## Begin Supplied records

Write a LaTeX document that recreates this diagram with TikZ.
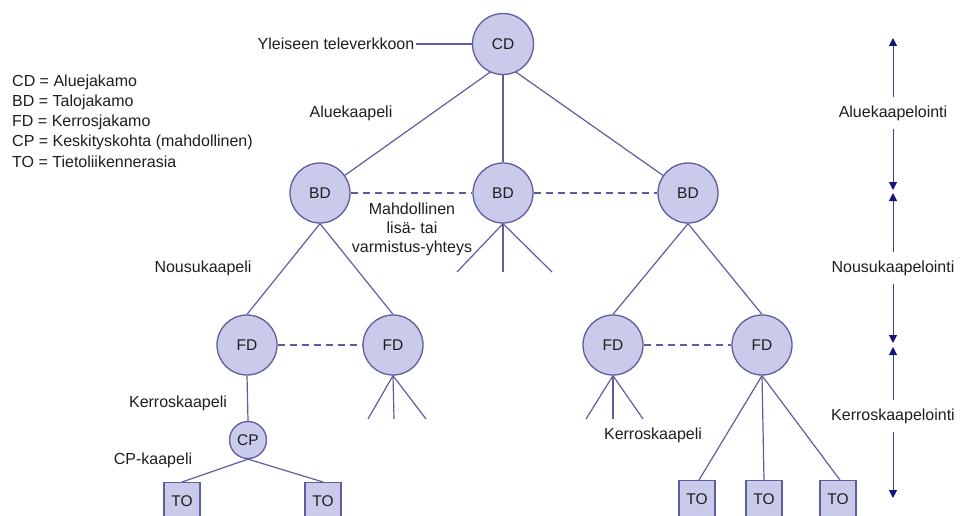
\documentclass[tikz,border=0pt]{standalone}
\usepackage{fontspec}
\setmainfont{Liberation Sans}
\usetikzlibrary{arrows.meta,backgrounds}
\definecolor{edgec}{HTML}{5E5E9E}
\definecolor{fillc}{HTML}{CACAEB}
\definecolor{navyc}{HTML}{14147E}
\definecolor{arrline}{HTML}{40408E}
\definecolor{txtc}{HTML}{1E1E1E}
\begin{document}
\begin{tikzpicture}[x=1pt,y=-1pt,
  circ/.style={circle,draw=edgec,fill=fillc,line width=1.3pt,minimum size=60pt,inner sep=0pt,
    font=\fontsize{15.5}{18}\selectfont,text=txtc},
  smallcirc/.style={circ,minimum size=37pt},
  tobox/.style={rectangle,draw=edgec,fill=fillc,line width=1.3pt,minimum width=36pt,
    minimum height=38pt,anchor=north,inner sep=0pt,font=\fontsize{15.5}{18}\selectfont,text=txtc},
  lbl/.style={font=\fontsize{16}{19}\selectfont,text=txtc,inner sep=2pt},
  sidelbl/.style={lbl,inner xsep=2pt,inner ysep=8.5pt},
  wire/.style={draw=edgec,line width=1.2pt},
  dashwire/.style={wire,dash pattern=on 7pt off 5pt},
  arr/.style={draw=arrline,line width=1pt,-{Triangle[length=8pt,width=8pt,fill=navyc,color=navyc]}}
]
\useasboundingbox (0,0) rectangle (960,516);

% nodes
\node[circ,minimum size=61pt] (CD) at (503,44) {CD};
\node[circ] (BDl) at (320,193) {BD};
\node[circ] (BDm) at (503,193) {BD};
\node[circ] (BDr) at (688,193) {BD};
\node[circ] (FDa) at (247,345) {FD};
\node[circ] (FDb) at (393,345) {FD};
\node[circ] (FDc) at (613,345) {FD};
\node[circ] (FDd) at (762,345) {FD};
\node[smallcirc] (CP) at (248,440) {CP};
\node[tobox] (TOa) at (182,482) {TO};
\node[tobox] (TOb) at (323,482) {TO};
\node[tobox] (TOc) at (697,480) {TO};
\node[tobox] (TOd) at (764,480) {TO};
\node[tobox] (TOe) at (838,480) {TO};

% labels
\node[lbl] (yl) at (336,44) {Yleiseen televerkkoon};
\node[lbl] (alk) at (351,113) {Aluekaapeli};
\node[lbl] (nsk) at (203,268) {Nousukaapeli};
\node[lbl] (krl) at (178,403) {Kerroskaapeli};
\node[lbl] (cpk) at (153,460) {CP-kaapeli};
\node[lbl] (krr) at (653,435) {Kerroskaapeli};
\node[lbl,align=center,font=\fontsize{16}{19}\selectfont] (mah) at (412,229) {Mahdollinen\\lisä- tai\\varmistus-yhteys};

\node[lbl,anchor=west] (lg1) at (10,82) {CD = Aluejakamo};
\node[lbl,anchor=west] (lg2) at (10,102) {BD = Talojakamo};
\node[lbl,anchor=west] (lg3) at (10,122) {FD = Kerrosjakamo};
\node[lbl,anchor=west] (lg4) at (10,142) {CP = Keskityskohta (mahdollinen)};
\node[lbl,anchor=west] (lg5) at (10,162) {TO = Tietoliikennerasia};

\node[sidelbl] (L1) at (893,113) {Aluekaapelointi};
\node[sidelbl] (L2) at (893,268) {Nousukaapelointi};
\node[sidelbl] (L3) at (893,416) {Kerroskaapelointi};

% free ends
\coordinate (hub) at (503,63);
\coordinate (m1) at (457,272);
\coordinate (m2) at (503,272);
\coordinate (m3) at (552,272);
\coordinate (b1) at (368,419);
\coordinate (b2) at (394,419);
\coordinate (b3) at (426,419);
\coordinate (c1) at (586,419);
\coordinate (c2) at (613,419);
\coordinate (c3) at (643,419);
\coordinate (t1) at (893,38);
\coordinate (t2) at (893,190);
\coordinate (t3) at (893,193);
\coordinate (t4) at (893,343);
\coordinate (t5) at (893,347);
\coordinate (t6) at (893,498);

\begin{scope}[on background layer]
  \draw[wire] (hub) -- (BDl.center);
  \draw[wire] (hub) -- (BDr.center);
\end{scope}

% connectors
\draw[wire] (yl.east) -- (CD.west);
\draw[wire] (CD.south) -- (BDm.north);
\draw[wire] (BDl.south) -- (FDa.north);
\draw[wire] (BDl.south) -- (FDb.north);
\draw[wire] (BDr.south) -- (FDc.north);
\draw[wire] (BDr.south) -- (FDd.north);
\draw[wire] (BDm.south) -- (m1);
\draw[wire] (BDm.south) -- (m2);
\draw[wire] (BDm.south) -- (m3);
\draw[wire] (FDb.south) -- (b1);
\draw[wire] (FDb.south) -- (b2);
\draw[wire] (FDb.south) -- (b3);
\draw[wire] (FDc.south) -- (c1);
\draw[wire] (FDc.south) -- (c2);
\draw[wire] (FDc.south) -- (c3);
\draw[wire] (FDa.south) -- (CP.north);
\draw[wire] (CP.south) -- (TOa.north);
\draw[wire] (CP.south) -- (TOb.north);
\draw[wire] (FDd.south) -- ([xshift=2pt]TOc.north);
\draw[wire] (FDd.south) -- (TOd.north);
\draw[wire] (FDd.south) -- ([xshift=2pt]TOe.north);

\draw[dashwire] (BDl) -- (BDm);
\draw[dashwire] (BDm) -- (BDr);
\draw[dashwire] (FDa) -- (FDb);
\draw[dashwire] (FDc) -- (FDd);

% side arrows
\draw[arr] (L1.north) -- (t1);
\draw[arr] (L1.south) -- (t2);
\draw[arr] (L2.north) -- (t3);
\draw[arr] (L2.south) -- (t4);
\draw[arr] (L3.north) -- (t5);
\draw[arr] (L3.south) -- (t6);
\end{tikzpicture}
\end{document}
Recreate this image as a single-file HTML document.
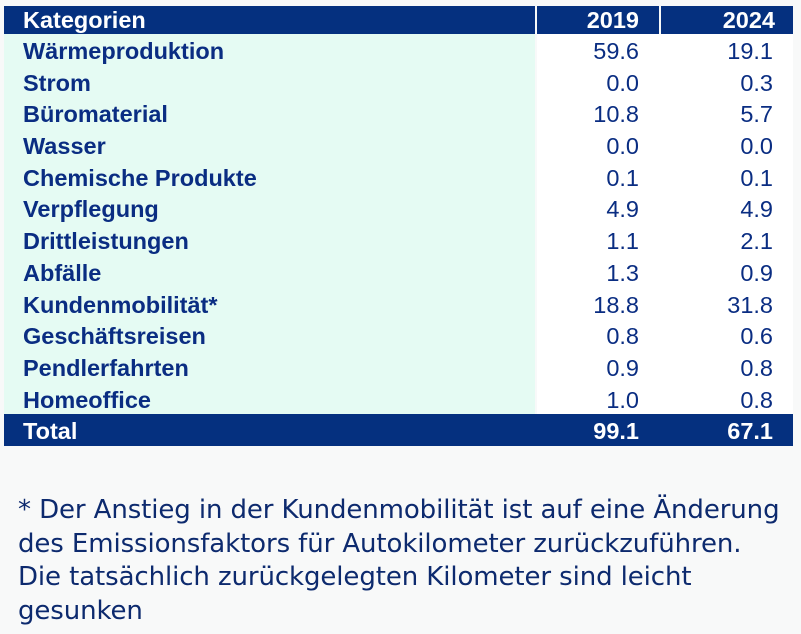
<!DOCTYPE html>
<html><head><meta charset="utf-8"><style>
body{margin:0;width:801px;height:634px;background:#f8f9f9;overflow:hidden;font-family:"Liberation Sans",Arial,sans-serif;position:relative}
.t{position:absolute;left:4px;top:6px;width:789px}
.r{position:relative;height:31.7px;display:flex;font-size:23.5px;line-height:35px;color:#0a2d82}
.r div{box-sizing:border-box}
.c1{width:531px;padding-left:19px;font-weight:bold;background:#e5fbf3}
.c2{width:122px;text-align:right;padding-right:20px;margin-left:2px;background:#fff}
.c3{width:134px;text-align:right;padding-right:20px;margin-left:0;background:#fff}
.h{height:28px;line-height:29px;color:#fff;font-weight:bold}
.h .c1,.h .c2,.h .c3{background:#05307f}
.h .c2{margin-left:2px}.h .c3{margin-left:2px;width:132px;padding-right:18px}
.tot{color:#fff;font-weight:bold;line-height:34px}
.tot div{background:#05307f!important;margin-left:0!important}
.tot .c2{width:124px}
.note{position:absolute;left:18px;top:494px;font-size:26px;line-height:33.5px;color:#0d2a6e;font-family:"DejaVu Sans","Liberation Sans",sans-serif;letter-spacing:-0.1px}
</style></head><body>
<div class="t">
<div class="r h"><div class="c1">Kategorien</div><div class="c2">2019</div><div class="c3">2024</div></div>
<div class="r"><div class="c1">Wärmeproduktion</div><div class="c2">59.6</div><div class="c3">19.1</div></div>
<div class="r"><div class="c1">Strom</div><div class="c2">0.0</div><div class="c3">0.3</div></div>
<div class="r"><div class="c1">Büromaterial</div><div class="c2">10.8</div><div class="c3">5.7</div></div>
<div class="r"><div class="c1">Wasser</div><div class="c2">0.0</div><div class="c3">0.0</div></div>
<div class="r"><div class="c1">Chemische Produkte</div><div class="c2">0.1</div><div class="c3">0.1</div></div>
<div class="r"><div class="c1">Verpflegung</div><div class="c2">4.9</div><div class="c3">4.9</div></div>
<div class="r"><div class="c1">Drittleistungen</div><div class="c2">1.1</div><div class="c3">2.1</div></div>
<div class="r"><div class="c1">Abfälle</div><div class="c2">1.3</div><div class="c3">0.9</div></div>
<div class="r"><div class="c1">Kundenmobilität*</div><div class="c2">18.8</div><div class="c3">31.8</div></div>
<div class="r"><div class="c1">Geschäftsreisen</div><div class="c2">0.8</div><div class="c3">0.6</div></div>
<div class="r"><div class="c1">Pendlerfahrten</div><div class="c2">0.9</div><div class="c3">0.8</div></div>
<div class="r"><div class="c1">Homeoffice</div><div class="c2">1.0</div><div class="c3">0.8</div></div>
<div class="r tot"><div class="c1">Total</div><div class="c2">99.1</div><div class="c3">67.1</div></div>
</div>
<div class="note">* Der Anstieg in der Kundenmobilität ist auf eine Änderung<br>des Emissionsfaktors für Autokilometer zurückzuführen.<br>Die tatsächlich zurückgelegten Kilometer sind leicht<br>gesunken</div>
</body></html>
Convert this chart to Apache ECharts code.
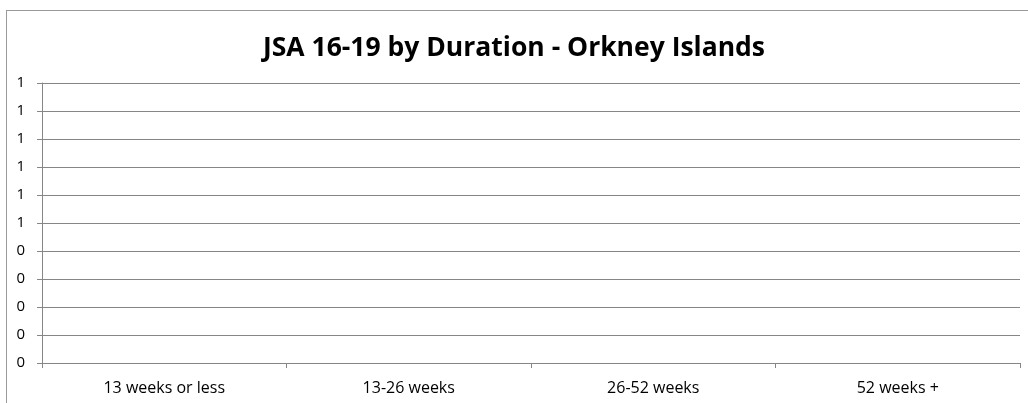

## End Supplied records

**Brief:**
Find every line that includes the string "this". Report how many there are and nothing else.

**Solution to the problem:**
3